■ **TASK TO COMPLETE**
Quote the whole listing exactly. Leave the pictures out of your copy.

::: RECORDED DATA

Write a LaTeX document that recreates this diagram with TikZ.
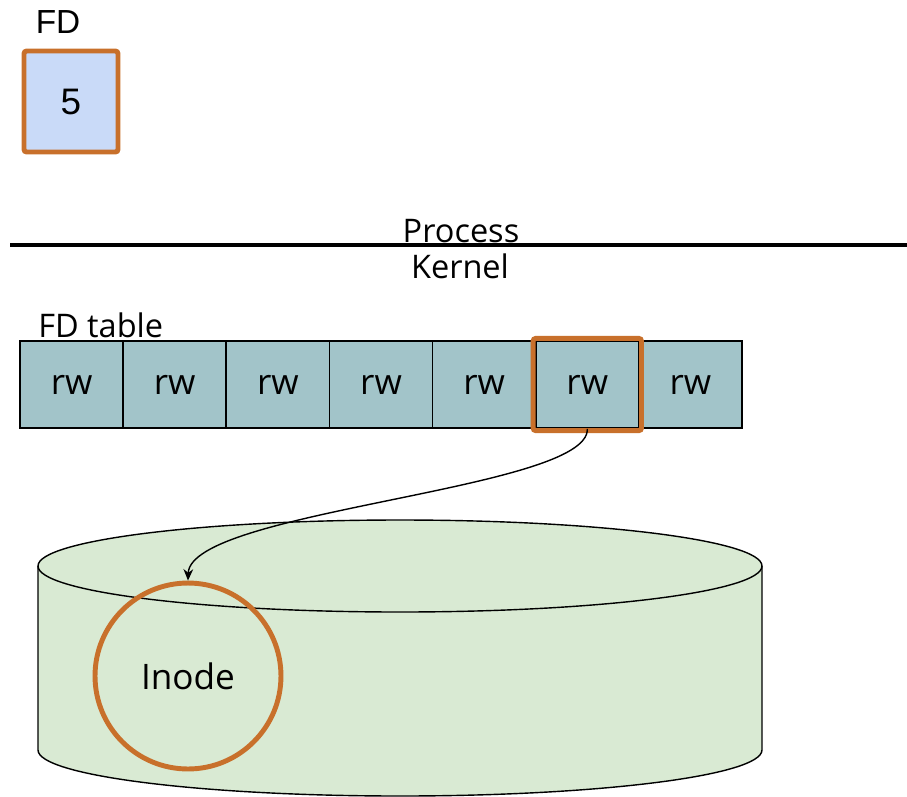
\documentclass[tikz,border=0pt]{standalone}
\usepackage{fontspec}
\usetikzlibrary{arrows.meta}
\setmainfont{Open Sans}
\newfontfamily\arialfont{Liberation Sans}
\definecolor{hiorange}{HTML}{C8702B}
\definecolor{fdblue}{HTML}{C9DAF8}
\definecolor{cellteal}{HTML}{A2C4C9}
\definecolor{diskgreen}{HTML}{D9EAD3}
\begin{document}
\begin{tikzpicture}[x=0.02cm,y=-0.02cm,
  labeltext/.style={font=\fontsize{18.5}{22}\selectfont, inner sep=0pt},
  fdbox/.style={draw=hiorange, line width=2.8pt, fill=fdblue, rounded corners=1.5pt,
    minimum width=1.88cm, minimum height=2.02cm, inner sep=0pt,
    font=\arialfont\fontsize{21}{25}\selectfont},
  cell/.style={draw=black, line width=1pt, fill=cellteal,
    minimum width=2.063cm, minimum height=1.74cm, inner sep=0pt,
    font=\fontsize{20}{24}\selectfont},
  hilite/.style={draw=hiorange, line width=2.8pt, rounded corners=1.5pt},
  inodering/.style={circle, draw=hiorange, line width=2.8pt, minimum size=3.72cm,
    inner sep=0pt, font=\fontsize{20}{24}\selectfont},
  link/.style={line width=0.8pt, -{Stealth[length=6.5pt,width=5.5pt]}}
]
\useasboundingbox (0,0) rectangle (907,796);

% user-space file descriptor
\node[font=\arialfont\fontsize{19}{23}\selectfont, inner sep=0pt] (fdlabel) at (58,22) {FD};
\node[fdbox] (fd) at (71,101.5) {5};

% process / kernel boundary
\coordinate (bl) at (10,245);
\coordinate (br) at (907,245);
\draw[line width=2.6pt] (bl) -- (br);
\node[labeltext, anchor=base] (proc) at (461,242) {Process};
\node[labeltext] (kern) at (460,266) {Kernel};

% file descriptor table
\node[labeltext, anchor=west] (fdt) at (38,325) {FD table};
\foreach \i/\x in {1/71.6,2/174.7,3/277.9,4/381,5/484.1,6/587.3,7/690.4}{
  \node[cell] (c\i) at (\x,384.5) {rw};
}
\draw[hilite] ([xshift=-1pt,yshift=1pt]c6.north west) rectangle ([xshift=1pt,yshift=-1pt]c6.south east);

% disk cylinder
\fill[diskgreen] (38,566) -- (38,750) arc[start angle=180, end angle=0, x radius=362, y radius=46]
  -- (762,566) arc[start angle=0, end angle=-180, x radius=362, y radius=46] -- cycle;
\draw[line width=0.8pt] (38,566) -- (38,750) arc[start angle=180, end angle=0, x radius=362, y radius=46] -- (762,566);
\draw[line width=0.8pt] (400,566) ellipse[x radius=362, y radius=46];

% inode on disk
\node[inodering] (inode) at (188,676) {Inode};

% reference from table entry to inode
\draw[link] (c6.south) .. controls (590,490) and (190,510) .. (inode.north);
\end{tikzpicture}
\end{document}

::::::

■ **TASK OUTPUT**
Write a LaTeX document that recreates this diagram with TikZ.
\documentclass[tikz,border=0pt]{standalone}
\usepackage{fontspec}
\usetikzlibrary{arrows.meta}
\setmainfont{Open Sans}
\newfontfamily\arialfont{Liberation Sans}
\definecolor{hiorange}{HTML}{C8702B}
\definecolor{fdblue}{HTML}{C9DAF8}
\definecolor{cellteal}{HTML}{A2C4C9}
\definecolor{diskgreen}{HTML}{D9EAD3}
\begin{document}
\begin{tikzpicture}[x=0.02cm,y=-0.02cm,
  labeltext/.style={font=\fontsize{18.5}{22}\selectfont, inner sep=0pt},
  fdbox/.style={draw=hiorange, line width=2.8pt, fill=fdblue, rounded corners=1.5pt,
    minimum width=1.88cm, minimum height=2.02cm, inner sep=0pt,
    font=\arialfont\fontsize{21}{25}\selectfont},
  cell/.style={draw=black, line width=1pt, fill=cellteal,
    minimum width=2.063cm, minimum height=1.74cm, inner sep=0pt,
    font=\fontsize{20}{24}\selectfont},
  hilite/.style={draw=hiorange, line width=2.8pt, rounded corners=1.5pt},
  inodering/.style={circle, draw=hiorange, line width=2.8pt, minimum size=3.72cm,
    inner sep=0pt, font=\fontsize{20}{24}\selectfont},
  link/.style={line width=0.8pt, -{Stealth[length=6.5pt,width=5.5pt]}}
]
\useasboundingbox (0,0) rectangle (907,796);

% user-space file descriptor
\node[font=\arialfont\fontsize{19}{23}\selectfont, inner sep=0pt] (fdlabel) at (58,22) {FD};
\node[fdbox] (fd) at (71,101.5) {5};

% process / kernel boundary
\coordinate (bl) at (10,245);
\coordinate (br) at (907,245);
\draw[line width=2.6pt] (bl) -- (br);
\node[labeltext, anchor=base] (proc) at (461,242) {Process};
\node[labeltext] (kern) at (460,266) {Kernel};

% file descriptor table
\node[labeltext, anchor=west] (fdt) at (38,325) {FD table};
\foreach \i/\x in {1/71.6,2/174.7,3/277.9,4/381,5/484.1,6/587.3,7/690.4}{
  \node[cell] (c\i) at (\x,384.5) {rw};
}
\draw[hilite] ([xshift=-1pt,yshift=1pt]c6.north west) rectangle ([xshift=1pt,yshift=-1pt]c6.south east);

% disk cylinder
\fill[diskgreen] (38,566) -- (38,750) arc[start angle=180, end angle=0, x radius=362, y radius=46]
  -- (762,566) arc[start angle=0, end angle=-180, x radius=362, y radius=46] -- cycle;
\draw[line width=0.8pt] (38,566) -- (38,750) arc[start angle=180, end angle=0, x radius=362, y radius=46] -- (762,566);
\draw[line width=0.8pt] (400,566) ellipse[x radius=362, y radius=46];

% inode on disk
\node[inodering] (inode) at (188,676) {Inode};

% reference from table entry to inode
\draw[link] (c6.south) .. controls (590,490) and (190,510) .. (inode.north);
\end{tikzpicture}
\end{document}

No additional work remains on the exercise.